Tuesday, February 12, 2013

Happy Birthday Abraham Lincoln


Abraham Lincoln was born 204 years ago today in a one-room log cabin on the Sinking Spring Farm in Hardin County, Kentucky (now LaRue County).  His family was poor and he was mostly self-educated but became a country lawyer, a Whig Party leader, Illinois state legislator during the 1830s, and a one-term member of the United States House of Representatives during the 1840s.

Lincoln's election as President and his stance against the expansion of slavery led seven Southern states to secede from the union and form the Confederate States of America which, in fact, was the root cause of the Civil War.

On November 19, 1863, Lincoln traveled to Gettysburg, Pennsylvania to deliver the most popular and famous Presidential speech in history.  He spoke on the sight of a long and deadly battle between the two sides of Americans.  It's interesting that included in the text were the words "The world will little note nor long remember what we say here".  It is estimated he spoke just a little over 90 seconds yet the world remembers.  I had to memorize this speech in grade school and with very few mistakes I can still recite most of it today.

I post that famous speech today in honor of Abraham Lincoln, the 16th President of the United States of America.  Happy birthday, Mr. President.



"Four score and seven years ago our fathers brought forth on this continent a new nation, conceived in Liberty and dedicated to the proposition that all men are created equal.

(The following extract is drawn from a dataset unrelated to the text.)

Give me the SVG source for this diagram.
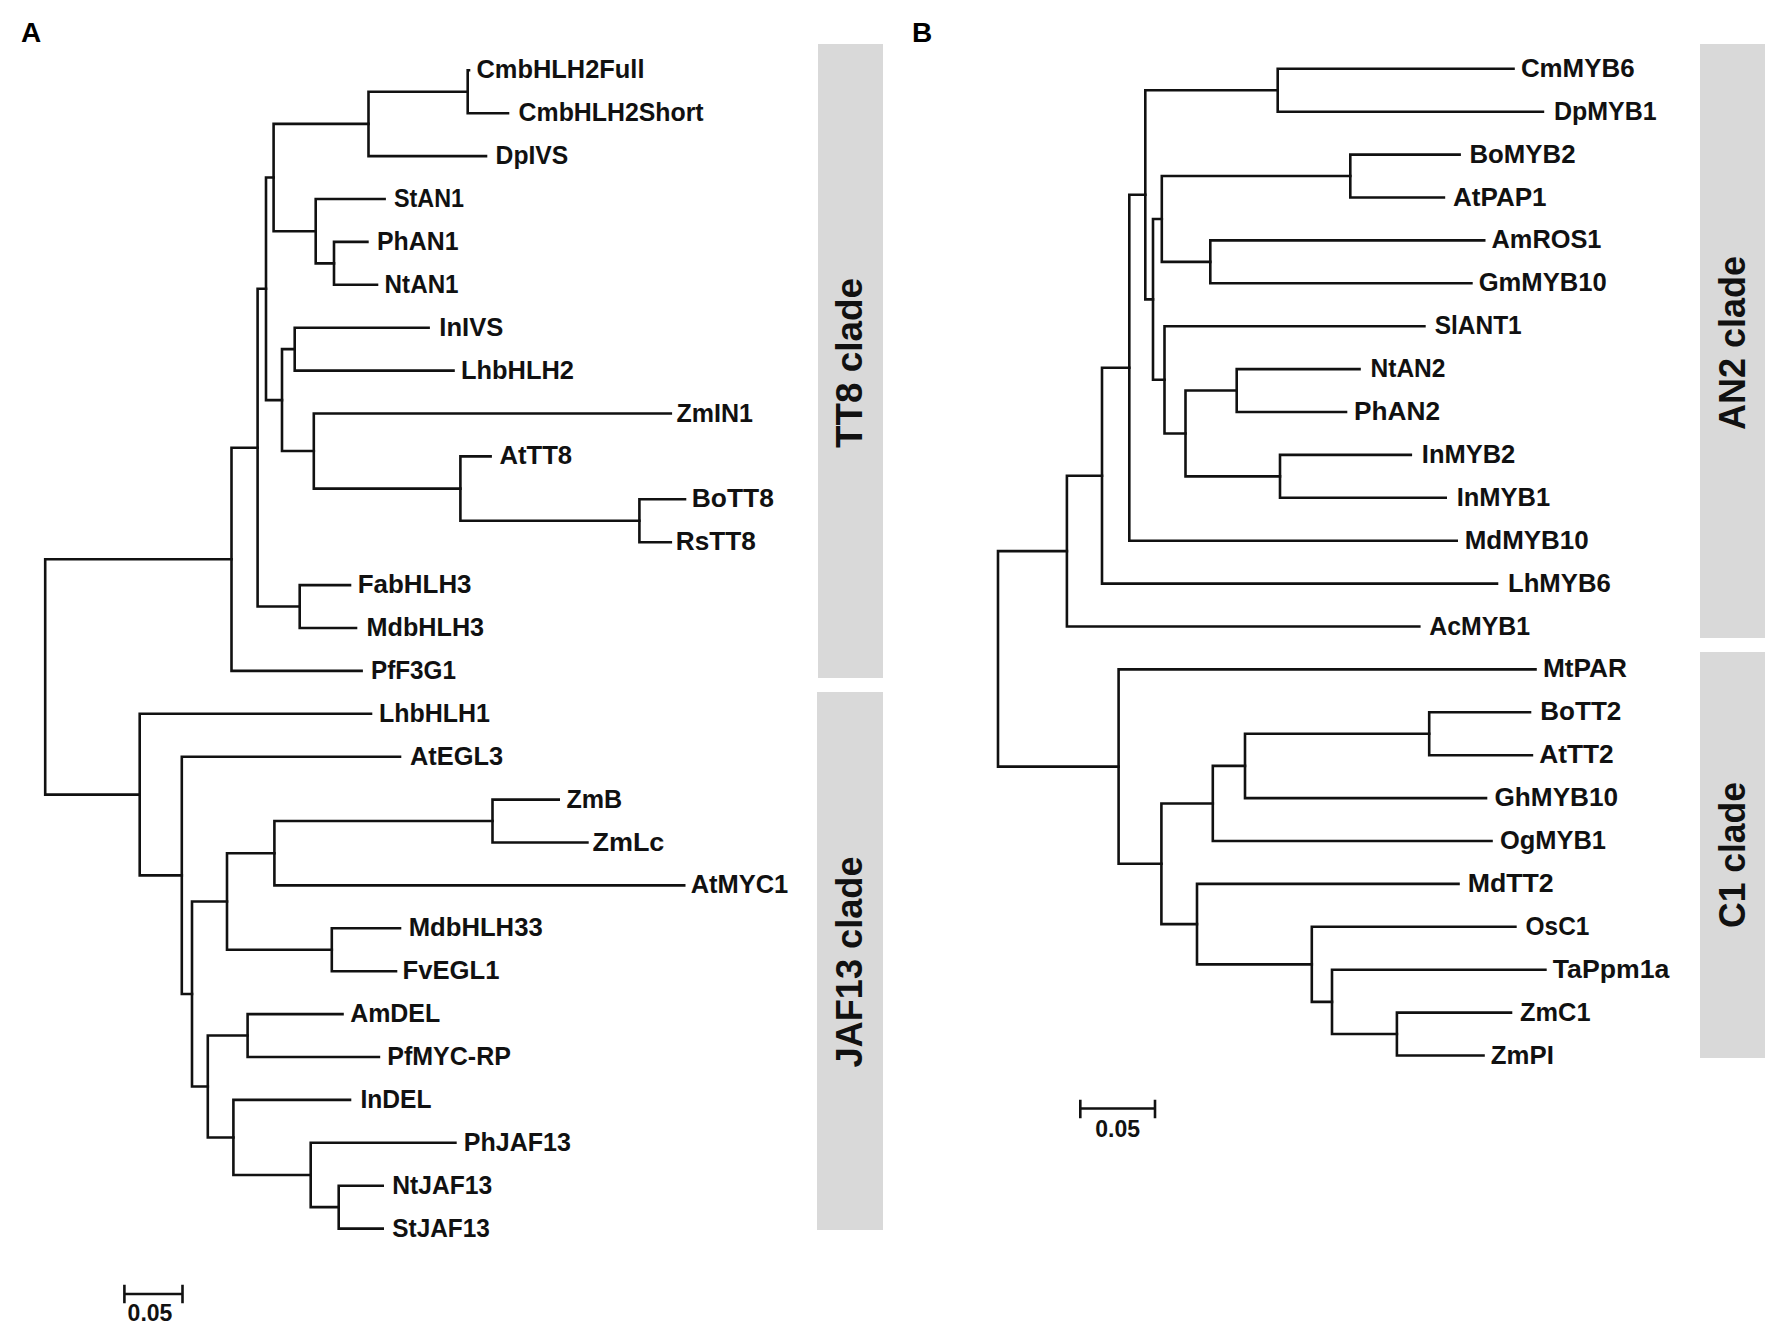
<svg xmlns="http://www.w3.org/2000/svg" width="1775" height="1333" viewBox="0 0 1775 1333">
<style>
.br{fill:none;stroke:#111;stroke-width:2.6;stroke-linejoin:miter;stroke-linecap:square}
.lb{font-family:"Liberation Sans",Arial,sans-serif;font-weight:bold;font-size:25px;fill:#111}
.cl{font-family:"Liberation Sans",Arial,sans-serif;font-weight:bold;font-size:36px;fill:#111;text-anchor:middle}
.pn{font-family:"Liberation Sans",Arial,sans-serif;font-weight:bold;font-size:28px;fill:#000}
.sc{font-family:"Liberation Sans",Arial,sans-serif;font-weight:bold;font-size:23px;fill:#111;text-anchor:middle}
.box{fill:#d9d9d9}
</style>
<rect width="1775" height="1333" fill="#fff"/>
<text class="pn" x="21" y="42">A</text>
<text class="pn" x="912" y="42">B</text>
<g id="clade-boxes">
<g id="clade-TT8"><rect class="box" x="818" y="44" width="65" height="634"/><text class="cl" transform="translate(862,363) rotate(-90)" textLength="170" lengthAdjust="spacingAndGlyphs">TT8 clade</text></g>
<g id="clade-JAF13"><rect class="box" x="817" y="692" width="66" height="538"/><text class="cl" transform="translate(862,962) rotate(-90)" textLength="211" lengthAdjust="spacingAndGlyphs">JAF13 clade</text></g>
<g id="clade-AN2"><rect class="box" x="1700" y="44" width="65" height="594"/><text class="cl" transform="translate(1745,343) rotate(-90)" textLength="174" lengthAdjust="spacingAndGlyphs">AN2 clade</text></g>
<g id="clade-C1"><rect class="box" x="1700" y="652" width="65" height="406"/><text class="cl" transform="translate(1745,855) rotate(-90)" textLength="146" lengthAdjust="spacingAndGlyphs">C1 clade</text></g>
</g>
<g id="branches">
<g id="branches-A" transform="translate(0,-1.5)">
<path class="br" d="M469 71.8 H467.7 V114.7 H508"/>
<path class="br" d="M467.7 93.25 H368.5 V157.6 H486"/>
<path class="br" d="M367.4 243.4 H334 V286.3 H377"/>
<path class="br" d="M384.6 200.5 H315.7 V264.85 H334"/>
<path class="br" d="M368.5 125.4 H273.6 V232.7 H315.7"/>
<path class="br" d="M428.6 329.2 H294.7 V372.1 H453.5"/>
<path class="br" d="M685 500.8 H639.4 V543.7 H670.8"/>
<path class="br" d="M490.6 457.9 H460.4 V522.25 H639.4"/>
<path class="br" d="M670.8 415 H313.8 V490.1 H460.4"/>
<path class="br" d="M294.7 350.65 H282 V452.55 H313.8"/>
<path class="br" d="M273.6 179.05 H266 V401.6 H282"/>
<path class="br" d="M350 586.6 H299.7 V629.5 H356"/>
<path class="br" d="M266 290.3 H257.6 V608.05 H299.7"/>
<path class="br" d="M257.6 449.2 H231.5 V672.4 H361.6"/>
<path class="br" d="M231.5 560.8 H45.2 V796.1 H139.7"/>
<path class="br" d="M558.7 801.1 H492.5 V844 H587.4"/>
<path class="br" d="M492.5 822.55 H274.4 V886.9 H684.2"/>
<path class="br" d="M400 929.8 H331.8 V972.7 H396"/>
<path class="br" d="M274.4 854.7 H227 V951.25 H331.8"/>
<path class="br" d="M342.5 1015.6 H247.6 V1058.5 H378.9"/>
<path class="br" d="M382.7 1187.2 H338.7 V1230.1 H382.7"/>
<path class="br" d="M455.4 1144.3 H310.7 V1208.65 H338.7"/>
<path class="br" d="M350 1101.4 H233.4 V1176.5 H310.7"/>
<path class="br" d="M247.6 1037.05 H207.8 V1138.95 H233.4"/>
<path class="br" d="M227 903 H192 V1088 H207.8"/>
<path class="br" d="M400 758.2 H181.8 V995.5 H192"/>
<path class="br" d="M371 715.3 H139.7 V876.85 H181.8"/>
</g>
<g id="branches-B" transform="translate(0,-3)">
<path class="br" d="M1513.5 71.8 H1277.7 V114.7 H1542.9"/>
<path class="br" d="M1459.6 157.6 H1350.3 V200.5 H1443.9"/>
<path class="br" d="M1484.2 243.4 H1210.3 V286.3 H1471.4"/>
<path class="br" d="M1350.3 179.05 H1161.8 V264.85 H1210.3"/>
<path class="br" d="M1359.5 372.1 H1236.7 V415 H1346"/>
<path class="br" d="M1410.8 457.9 H1280 V500.8 H1445.7"/>
<path class="br" d="M1236.7 393.55 H1185.5 V479.35 H1280"/>
<path class="br" d="M1424.4 329.2 H1164.5 V436.45 H1185.5"/>
<path class="br" d="M1161.8 221.95 H1153 V382.8 H1164.5"/>
<path class="br" d="M1277.7 93.25 H1145.3 V302.4 H1153"/>
<path class="br" d="M1145.3 197.8 H1129.3 V543.7 H1456.7"/>
<path class="br" d="M1129.3 370.75 H1102 V586.6 H1497"/>
<path class="br" d="M1102 478.7 H1066.9 V629.5 H1419.3"/>
<path class="br" d="M1066.9 554.1 H998 V769.6 H1118.6"/>
<path class="br" d="M1530 715.3 H1429.2 V758.2 H1531.9"/>
<path class="br" d="M1429.2 736.75 H1245 V801.1 H1486"/>
<path class="br" d="M1245 768.9 H1212.8 V844 H1491.5"/>
<path class="br" d="M1511 1015.6 H1396.9 V1058.5 H1483.5"/>
<path class="br" d="M1545.4 972.7 H1332 V1037.05 H1396.9"/>
<path class="br" d="M1515.4 929.8 H1311.8 V1004.9 H1332"/>
<path class="br" d="M1458.5 886.9 H1197 V967.35 H1311.8"/>
<path class="br" d="M1212.8 806.45 H1161.4 V927.1 H1197"/>
<path class="br" d="M1535.5 672.4 H1118.6 V866.8 H1161.4"/>
</g>
</g>
<g id="leaves-A" transform="translate(0,-1.5)">
<g id="CmbHLH2Full"><text class="lb" x="476.5" y="79.8" textLength="168" lengthAdjust="spacingAndGlyphs">CmbHLH2Full</text></g>
<g id="CmbHLH2Short"><text class="lb" x="518.6" y="122.7" textLength="185" lengthAdjust="spacingAndGlyphs">CmbHLH2Short</text></g>
<g id="DpIVS"><text class="lb" x="495.6" y="165.6" textLength="72.7" lengthAdjust="spacingAndGlyphs">DpIVS</text></g>
<g id="StAN1"><text class="lb" x="394" y="208.5" textLength="70" lengthAdjust="spacingAndGlyphs">StAN1</text></g>
<g id="PhAN1"><text class="lb" x="377" y="251.4" textLength="81.5" lengthAdjust="spacingAndGlyphs">PhAN1</text></g>
<g id="NtAN1"><text class="lb" x="384.6" y="294.3" textLength="74" lengthAdjust="spacingAndGlyphs">NtAN1</text></g>
<g id="InIVS"><text class="lb" x="439.3" y="337.2" textLength="64" lengthAdjust="spacingAndGlyphs">InIVS</text></g>
<g id="LhbHLH2"><text class="lb" x="461" y="380.1" textLength="113" lengthAdjust="spacingAndGlyphs">LhbHLH2</text></g>
<g id="ZmIN1"><text class="lb" x="676.5" y="423" textLength="76.5" lengthAdjust="spacingAndGlyphs">ZmIN1</text></g>
<g id="AtTT8"><text class="lb" x="499.4" y="465.9" textLength="72.7" lengthAdjust="spacingAndGlyphs">AtTT8</text></g>
<g id="BoTT8"><text class="lb" x="691.8" y="508.8" textLength="82" lengthAdjust="spacingAndGlyphs">BoTT8</text></g>
<g id="RsTT8"><text class="lb" x="675.8" y="551.7" textLength="80" lengthAdjust="spacingAndGlyphs">RsTT8</text></g>
<g id="FabHLH3"><text class="lb" x="357.8" y="594.6" textLength="113.7" lengthAdjust="spacingAndGlyphs">FabHLH3</text></g>
<g id="MdbHLH3"><text class="lb" x="366.6" y="637.5" textLength="117.5" lengthAdjust="spacingAndGlyphs">MdbHLH3</text></g>
<g id="PfF3G1"><text class="lb" x="371" y="680.4" textLength="85" lengthAdjust="spacingAndGlyphs">PfF3G1</text></g>
<g id="LhbHLH1"><text class="lb" x="378.9" y="723.3" textLength="111" lengthAdjust="spacingAndGlyphs">LhbHLH1</text></g>
<g id="AtEGL3"><text class="lb" x="410" y="766.2" textLength="93" lengthAdjust="spacingAndGlyphs">AtEGL3</text></g>
<g id="ZmB"><text class="lb" x="566.4" y="809.1" textLength="55.8" lengthAdjust="spacingAndGlyphs">ZmB</text></g>
<g id="ZmLc"><text class="lb" x="592.4" y="852" textLength="72" lengthAdjust="spacingAndGlyphs">ZmLc</text></g>
<g id="AtMYC1"><text class="lb" x="690.7" y="894.9" textLength="97.6" lengthAdjust="spacingAndGlyphs">AtMYC1</text></g>
<g id="MdbHLH33"><text class="lb" x="408.7" y="937.8" textLength="134" lengthAdjust="spacingAndGlyphs">MdbHLH33</text></g>
<g id="FvEGL1"><text class="lb" x="402.6" y="980.7" textLength="96.8" lengthAdjust="spacingAndGlyphs">FvEGL1</text></g>
<g id="AmDEL"><text class="lb" x="350.2" y="1023.6" textLength="90" lengthAdjust="spacingAndGlyphs">AmDEL</text></g>
<g id="PfMYC-RP"><text class="lb" x="387.3" y="1066.5" textLength="123.6" lengthAdjust="spacingAndGlyphs">PfMYC-RP</text></g>
<g id="InDEL"><text class="lb" x="360.5" y="1109.4" textLength="71" lengthAdjust="spacingAndGlyphs">InDEL</text></g>
<g id="PhJAF13"><text class="lb" x="463.8" y="1152.3" textLength="107" lengthAdjust="spacingAndGlyphs">PhJAF13</text></g>
<g id="NtJAF13"><text class="lb" x="392.3" y="1195.2" textLength="100" lengthAdjust="spacingAndGlyphs">NtJAF13</text></g>
<g id="StJAF13"><text class="lb" x="392.3" y="1238.1" textLength="97.6" lengthAdjust="spacingAndGlyphs">StJAF13</text></g>
</g>
<g id="leaves-B" transform="translate(0,-3)">
<g id="CmMYB6"><text class="lb" x="1520.9" y="79.8" textLength="113.7" lengthAdjust="spacingAndGlyphs">CmMYB6</text></g>
<g id="DpMYB1"><text class="lb" x="1553.9" y="122.7" textLength="102.7" lengthAdjust="spacingAndGlyphs">DpMYB1</text></g>
<g id="BoMYB2"><text class="lb" x="1469.5" y="165.6" textLength="106" lengthAdjust="spacingAndGlyphs">BoMYB2</text></g>
<g id="AtPAP1"><text class="lb" x="1453" y="208.5" textLength="93.5" lengthAdjust="spacingAndGlyphs">AtPAP1</text></g>
<g id="AmROS1"><text class="lb" x="1491.5" y="251.4" textLength="110" lengthAdjust="spacingAndGlyphs">AmROS1</text></g>
<g id="GmMYB10"><text class="lb" x="1478.7" y="294.3" textLength="128" lengthAdjust="spacingAndGlyphs">GmMYB10</text></g>
<g id="SlANT1"><text class="lb" x="1434.7" y="337.2" textLength="87" lengthAdjust="spacingAndGlyphs">SlANT1</text></g>
<g id="NtAN2"><text class="lb" x="1370.5" y="380.1" textLength="75" lengthAdjust="spacingAndGlyphs">NtAN2</text></g>
<g id="PhAN2"><text class="lb" x="1354" y="423" textLength="86" lengthAdjust="spacingAndGlyphs">PhAN2</text></g>
<g id="InMYB2"><text class="lb" x="1421.8" y="465.9" textLength="93.5" lengthAdjust="spacingAndGlyphs">InMYB2</text></g>
<g id="InMYB1"><text class="lb" x="1456.7" y="508.8" textLength="93.5" lengthAdjust="spacingAndGlyphs">InMYB1</text></g>
<g id="MdMYB10"><text class="lb" x="1464.7" y="551.7" textLength="124" lengthAdjust="spacingAndGlyphs">MdMYB10</text></g>
<g id="LhMYB6"><text class="lb" x="1508" y="594.6" textLength="102.7" lengthAdjust="spacingAndGlyphs">LhMYB6</text></g>
<g id="AcMYB1"><text class="lb" x="1429.2" y="637.5" textLength="100.8" lengthAdjust="spacingAndGlyphs">AcMYB1</text></g>
<g id="MtPAR"><text class="lb" x="1542.9" y="680.4" textLength="84" lengthAdjust="spacingAndGlyphs">MtPAR</text></g>
<g id="BoTT2"><text class="lb" x="1540.3" y="723.3" textLength="81" lengthAdjust="spacingAndGlyphs">BoTT2</text></g>
<g id="AtTT2"><text class="lb" x="1539.2" y="766.2" textLength="74.4" lengthAdjust="spacingAndGlyphs">AtTT2</text></g>
<g id="GhMYB10"><text class="lb" x="1494.5" y="809.1" textLength="123.6" lengthAdjust="spacingAndGlyphs">GhMYB10</text></g>
<g id="OgMYB1"><text class="lb" x="1500" y="852" textLength="106" lengthAdjust="spacingAndGlyphs">OgMYB1</text></g>
<g id="MdTT2"><text class="lb" x="1467.7" y="894.9" textLength="86" lengthAdjust="spacingAndGlyphs">MdTT2</text></g>
<g id="OsC1"><text class="lb" x="1525.6" y="937.8" textLength="63.8" lengthAdjust="spacingAndGlyphs">OsC1</text></g>
<g id="TaPpm1a"><text class="lb" x="1552.8" y="980.7" textLength="116.6" lengthAdjust="spacingAndGlyphs">TaPpm1a</text></g>
<g id="ZmC1"><text class="lb" x="1520" y="1023.6" textLength="70.5" lengthAdjust="spacingAndGlyphs">ZmC1</text></g>
<g id="ZmPI"><text class="lb" x="1490.8" y="1066.5" textLength="63" lengthAdjust="spacingAndGlyphs">ZmPI</text></g>
</g>
<g id="scale-A">
<path class="br" d="M124.4 1294 H182.5 M124.4 1286 V1302 M182.5 1286 V1302"/>
<text class="sc" x="150" y="1321">0.05</text>
</g>
<g id="scale-B">
<path class="br" d="M1080.3 1108.5 H1155 M1080.3 1101 V1117 M1155 1101 V1117"/>
<text class="sc" x="1117.6" y="1137">0.05</text>
</g>
</svg>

Now we are engaged in a great civil war testing whether that nation, or any nation so conceived and so dedicated, can long endure. We are met on a great battle-field of that war. We have come to dedicate a portion of that field, as a final resting place for those who here gave their lives that that nation might live. It is altogether fitting and proper that we should do this.

But, in a larger sense, we can not dedicate -- we can not consecrate -- we can not hallow -- this ground. The brave men, living and dead, who struggled here, have consecrated it, far above our poor power to add or detract. The world will little note, nor long remember what we say here, but it can never forget what they did here. It is for us the living, rather, to be dedicated here to the unfinished work which they who fought here have thus far so nobly advanced. It is rather for us to be here dedicated to the great task remaining before us -- that from these honored dead we take increased devotion to that cause for which they gave the last full measure of devotion -- that we here highly resolve that these dead shall not have died in vain -- that this nation, under God, shall have a new birth of freedom -- and that government of the people, by the people, for the people, shall not perish from the earth."